Второе мне кажется проще, потому что музыку Глиер уже написал, так что полдела сделано.
Я даже набросал примерный вариант, допускающий исправления:
На речке холодной стой, как стоял,
Болотам назло и в назиданье векам.
С дворами-домами, под небом, и вообще
Чтоб город был, а не что-нибудь там.
Я, конечно, не поэт, но разрешили участвовать любой сволочи.
Сны разума
В нашем доме водится всякое.
Если припомнить все в совокупности, то выйдет гораздо убедительнее, чем мелкие отдельные факты.
А ведь ребенком я точно знал, что в доме кто-то есть! Правда, я тогда еще не мог вычленить этих персонажей из общего сонмища детских галлюцинаций, навеянных то снами, то гриппом. Хотя одного персонажа мне удалось отловить: это была изумрудная ящерица, похожая на Чебурашку с ушами (Чебурашку тогда еще не сочинили), с оскаленной красной пастью, механическими движениями и вся покрытая аляповатым бисером на клею. Она стояла в углу на двух лапах и покачивалась, это длилось мгновение, однако запомнилось.
Второй раз гость явился четыре года назад, сразу после кончины бабушки. Я вдруг увидел ее, но не глазами, а внутренним зрением, стоящей неподвижно у стеночки, с остекленелым взглядом, в домашней одежде - чулках, старой юбке и кофте, вот только лицо ее, абсолютно бессмысленное, было заключено в серебряный оклад. Она была похожа на одну картину кисти не то Нестерова, не то еще кого, я плохо разбираюсь в живописи; лет десять назад я видел ее в Русском музее, и называлась она, по-моему, "Святой". Или "Юродивый", или что-то вроде того. Там был изображен старец на природе, и все вокруг, да и сам он, было выписано вполне прилежно, объемно, за исключением опять же двумерного лица землистого цвета. Этот святой произвел на меня совершенно жуткое впечатление. Вот и бабушка оказалась такой же, будучи, скорее всего, вовсе не бабушкой.

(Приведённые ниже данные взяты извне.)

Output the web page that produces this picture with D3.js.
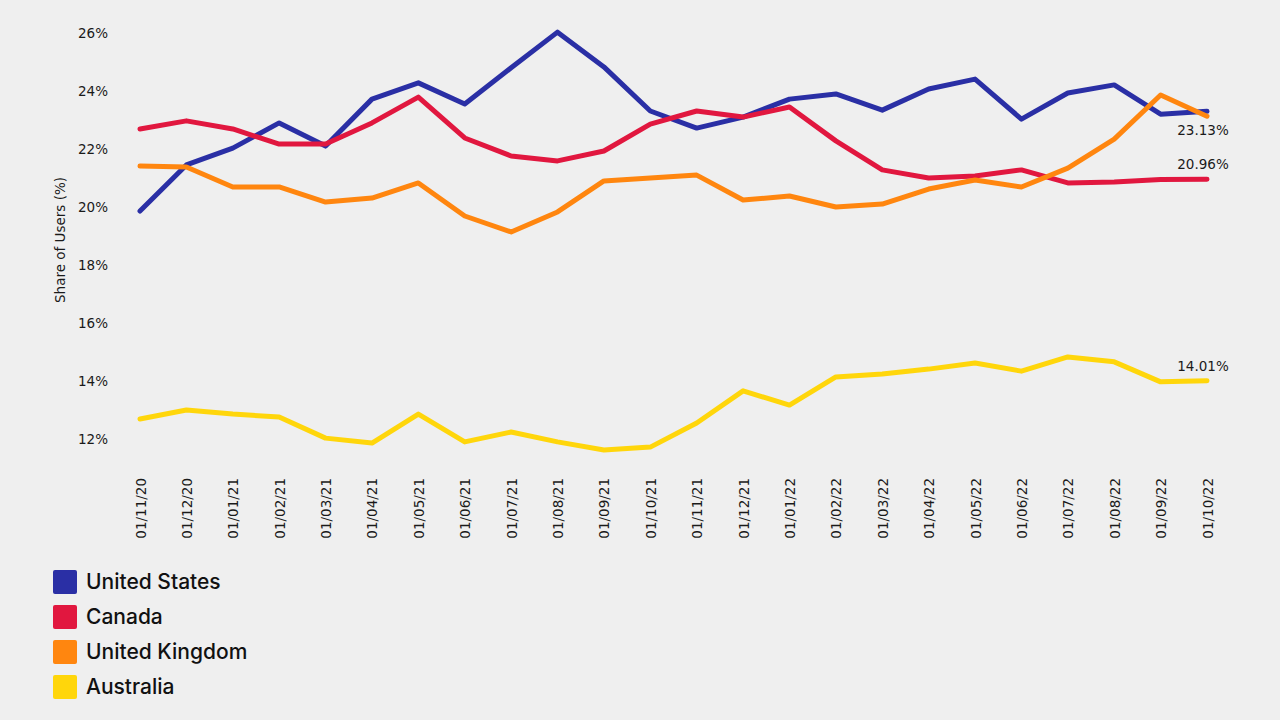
<!DOCTYPE html>
<html>
<head>
<meta charset="utf-8">
<script src="https://cdn.jsdelivr.net/npm/d3@7"></script>
<style>
  html, body { margin: 0; padding: 0; background: #efefef; }
  svg { display: block; }
</style>
</head>
<body>
<div id="chart"></div>
<script>
// monthly share of users by country
const months = ["01/11/20", "01/12/20", "01/01/21", "01/02/21", "01/03/21", "01/04/21",
  "01/05/21", "01/06/21", "01/07/21", "01/08/21", "01/09/21", "01/10/21", "01/11/21",
  "01/12/21", "01/01/22", "01/02/22", "01/03/22", "01/04/22", "01/05/22", "01/06/22",
  "01/07/22", "01/08/22", "01/09/22", "01/10/22"];

const unitedStates = [19.86, 21.45, 22.03, 22.9, 22.1, 23.72, 24.28, 23.55, 24.8, 26.03,
  24.83, 23.31, 22.72, 23.1, 23.72, 23.9, 23.34, 24.07, 24.41, 23.03, 23.93, 24.21, 23.2, 23.3];
const canada = [22.69, 22.97, 22.69, 22.17, 22.17, 22.9, 23.79, 22.38, 21.76, 21.59,
  21.93, 22.86, 23.31, 23.1, 23.45, 22.28, 21.28, 21.0, 21.07, 21.28, 20.83, 20.86, 20.95, 20.96];
const unitedKingdom = [21.41, 21.38, 20.69, 20.69, 20.17, 20.31, 20.83, 19.69, 19.14, 19.83,
  20.9, 21.0, 21.1, 20.24, 20.38, 20.0, 20.1, 20.62, 20.93, 20.69, 21.34, 22.34, 23.86, 23.13];
const australia = [12.69, 13.0, 12.86, 12.76, 12.03, 11.86, 12.86, 11.9, 12.24, 11.9,
  11.62, 11.72, 12.55, 13.66, 13.17, 14.14, 14.24, 14.41, 14.62, 14.34, 14.83, 14.66, 13.97, 14.01];

const seriesNames = ["United States", "Canada", "United Kingdom", "Australia"];
const seriesColors = ["#2a2fa5", "#e1173f", "#ff860f", "#ffd60b"];
const yTicks = [12, 14, 16, 18, 20, 22, 24, 26];
const endLabels = ["23.13%", "20.96%", "14.01%"];

const width = 1280, height = 720;
const series = [unitedStates, canada, unitedKingdom, australia];

const svg = d3.select("#chart")
  .append("svg")
  .attr("width", width)
  .attr("height", height);

const x = d3.scalePoint()
  .domain(months)
  .range([140, 1207]);

const y = d3.scaleLinear()
  .domain([12, 26])
  .range([439, 33]);

// y axis labels
svg.append("g")
  .attr("transform", "translate(108,0)")
  .call(d3.axisLeft(y).tickValues(yTicks).tickSize(0).tickPadding(0).tickFormat(d => d + "%"))
  .call(g => g.select(".domain").remove())
  .selectAll("text")
  .attr("font-family", "DejaVu Sans")
  .attr("font-size", 13.5)
  .attr("fill", "#1a1a1a");

svg.append("text")
  .attr("transform", "translate(65,240) rotate(-90)")
  .attr("text-anchor", "middle")
  .attr("font-family", "DejaVu Sans")
  .attr("font-size", 13.5)
  .attr("fill", "#1a1a1a")
  .text("Share of Users (%)");

// x axis labels, rotated
svg.append("g")
  .attr("transform", "translate(0,478)")
  .call(d3.axisBottom(x).tickSize(0).tickPadding(0))
  .call(g => g.select(".domain").remove())
  .selectAll("text")
  .attr("font-family", "DejaVu Sans")
  .attr("font-size", 13.5)
  .attr("fill", "#1a1a1a")
  .attr("text-anchor", "end")
  .attr("dy", null)
  .attr("y", 0)
  .attr("transform", "rotate(-90) translate(0,5)");

const line = d3.line()
  .x((d, i) => x(months[i]))
  .y(d => y(d));

svg.selectAll(".series")
  .data(series)
  .enter()
  .append("path")
  .attr("class", "series")
  .attr("d", d => line(d))
  .attr("fill", "none")
  .attr("stroke", (d, i) => seriesColors[i])
  .attr("stroke-width", 5)
  .attr("stroke-linejoin", "round")
  .attr("stroke-linecap", "round");

// end value labels (UK, Canada, Australia)
const labelled = [unitedKingdom, canada, australia];
const labelShift = [19, -10, -10];
svg.selectAll(".endlabel")
  .data(labelled)
  .enter()
  .append("text")
  .attr("class", "endlabel")
  .attr("x", x(months[months.length - 1]) - 4)
  .attr("y", (d, i) => y(d[d.length - 1]) + labelShift[i])
  .attr("text-anchor", "middle")
  .attr("font-family", "DejaVu Sans")
  .attr("font-size", 13.5)
  .attr("fill", "#1a1a1a")
  .text((d, i) => endLabels[i]);

// legend
const legend = svg.selectAll(".legend")
  .data(seriesNames)
  .enter()
  .append("g")
  .attr("class", "legend")
  .attr("transform", (d, i) => `translate(53, ${570 + i * 35})`);

legend.append("rect")
  .attr("width", 24)
  .attr("height", 24)
  .attr("rx", 2)
  .attr("fill", (d, i) => seriesColors[i]);

legend.append("text")
  .attr("x", 33)
  .attr("y", 12)
  .attr("dy", ".35em")
  .attr("font-family", "Inter")
  .attr("font-size", 21)
  .attr("font-weight", 500)
  .attr("fill", "#111")
  .text(d => d);
</script>
</body>
</html>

Были у нас в дому и другие выверты: вода появлялась неизвестно откуда; кто-то вылакал шампанское из бокалов, хоть некому было, но я об этом, по-моему, уже рассказывал.

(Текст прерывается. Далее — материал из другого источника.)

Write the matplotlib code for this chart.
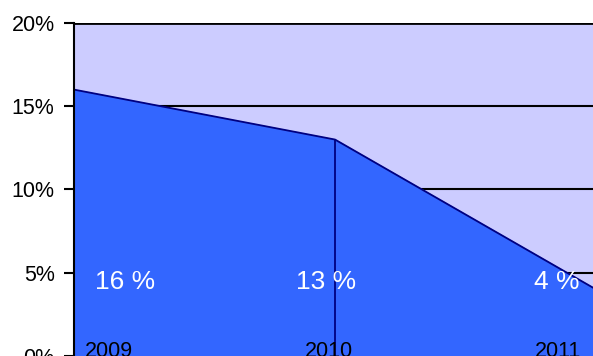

Квартиру, конечно, освятили. Но тут вышла заминка: я непременно хотел напоить попа и всех остальных водкой, а они отказывались и говорили, что не хотят, а я хотел, и пошел пить ее один, а они все остались. Так что, вероятно, соборность образовалась какая-нибудь недостаточная, с изъяном в виде моего пустующего силуэта, вот всякие стуки-скрипы и продолжаются.
Бабулечка
Я, вообще-то, был доктор не злой, я даже жалел некоторых больных, искренне хотел им помочь, и были у меня даже некие поползновения заняться врачебным творчеством, потуги на клиническую инициативу.
И вот однажды, работаючи в поликлинике, я сидел в кабинете и ковырял в носу. Вдруг пришла ко мне бабуленька. И я сразу к ней проникся самыми сердечными чувствами.